The new approach takes only 0.35s to run!

from collections import namedtuple


def dll_insert_before(succedent, data):
    # Create a node to host data, and insert BEFORE the succedent
    node = [succedent[0], succedent, data]
    succedent[0][1] = node
    succedent[0] = node
    return node


def dll_insert_after(precedent, data):
    # Create a node to host data, and insert AFTER the precedent
    node = [precedent, precedent[1], data]
    precedent[1][0] = node
    precedent[1] = node
    return node


# head points to the doubly-linked list of Node
Bucket = namedtuple('Bucket', ['counter', 'head'])
Item = namedtuple('Item',['key', 'value', 'bucket_node'])

class LFUCache3(object):
    def __init__(self, capacity, *args):
        self.capacity = capacity
        self.bucket_head = dll_init()
        # data storage
        self.cache = dict()
        
    def remove_node(self, node):
        item = node[2]
        self.cache.pop(item.key)   # remove from cache
        dll_remove(node)           # remove node from the bucket
        
        bucket = item.bucket_node[2]
        # print('Remove %s from bucket(%d)' % (item.key, bucket.counter))
        
        
        if bucket.head[1] is bucket.head:
            # remove the bucket if empty
            # print('Remove bucket(%s)' % bucket.counter)
            dll_remove(item.bucket_node)
            
    def add_node(self, key, value, original_bucket_node):
        '''Add the (key, value) content pulled from orginal_bucket_node
        to a new bucket'''
        counter = 0 if original_bucket_node is self.bucket_head \
            else (original_bucket_node[2].counter)
        next_bucket_node = original_bucket_node[1]
        
        if next_bucket_node is self.bucket_head:
            # No bucket(counter + k) exists, append a new bucket(counter + 1)
            bucket = Bucket(counter + 1, dll_init())
            bucket_node = dll_append(self.bucket_head, bucket)
            # print('Append bucket(%s)' % (counter + 1))
        elif next_bucket_node[2].counter != counter + 1:
            # bucket(counter + k) exist, insert bucket(counter + 1) BEFORE
            # next_bucket_node
            bucket = Bucket(counter + 1, dll_init())
            bucket_node = dll_insert_before(next_bucket_node, bucket)
            # print('Insert bucket(%s)' % (counter + 1))
        else:
            # bucket(counter + 1) exists, use it
            bucket = next_bucket_node[2]
            bucket_node = next_bucket_node
            
        # Create the item, append it to the bucket and add to the cache.
        # print('Add %s to bucket(%s)' % (key, bucket.counter))
        item = Item(key, value, bucket_node)
        self.cache[key] = dll_append(bucket.head, item)

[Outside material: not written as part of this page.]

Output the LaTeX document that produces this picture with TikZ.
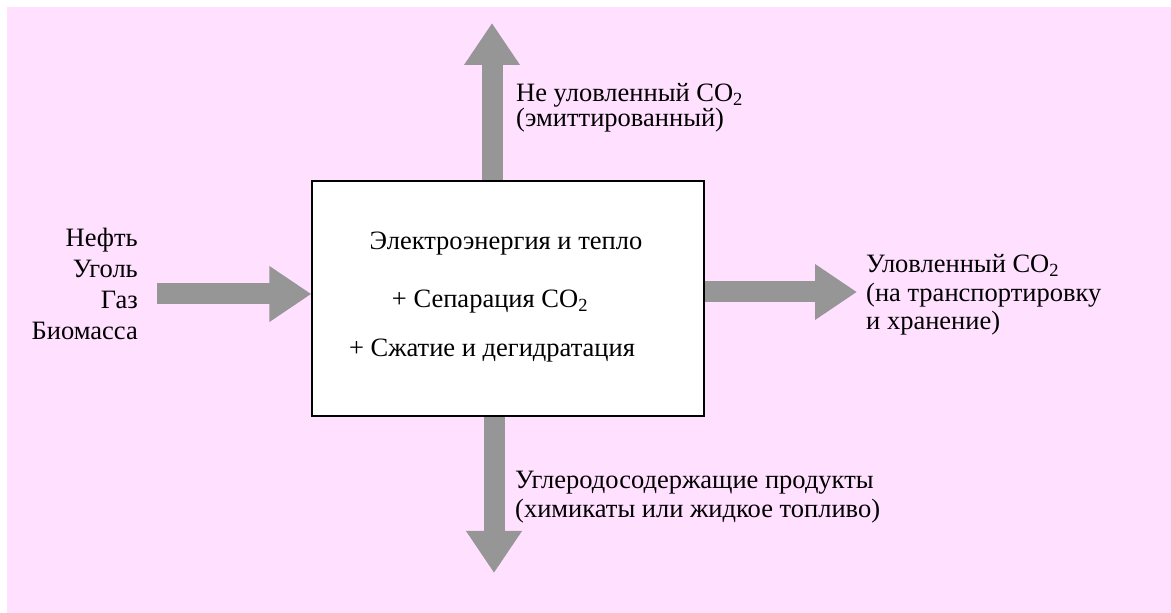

    def set(self, key, value):
        # special case for capacity <= 0
        if self.capacity <= 0:
            return
        
        # Does the key exist in the cache?
        node = self.cache.get(key)
        if node:
            item = node[2]
            self.remove_node(node)
            self.add_node(item.key, value, item.bucket_node)
            return
        
        if len(self.cache) >= self.capacity:
            # Apply LRFU alogrithm here!
            bucket = self.bucket_head[1][2]
            self.remove_node(bucket.head[1])
            
        self.add_node(key, value, self.bucket_head)
            
    def get(self, key):
        node = self.cache.get(key)
        if node is None:
            return -1
        
        item = node[2]
        self.remove_node(node)
        self.add_node(item.key, item.value, item.bucket_node)
        return item.value


unit_test(cls=LFUCache3)
Sanity check.
The set operation SHOULD increment the counter.
Append the node, and then sync the linked list.
%lprun -f benchmark -f LFUCache3.get -f LFUCache3.set \
    -f LFUCache3.add_node -f LFUCache3.remove_node \
    benchmark(LFUCache3(2048))

The LFUCache3 has slightly better performance in the synethetic benchmark, but performs worse in leetcode’s tests.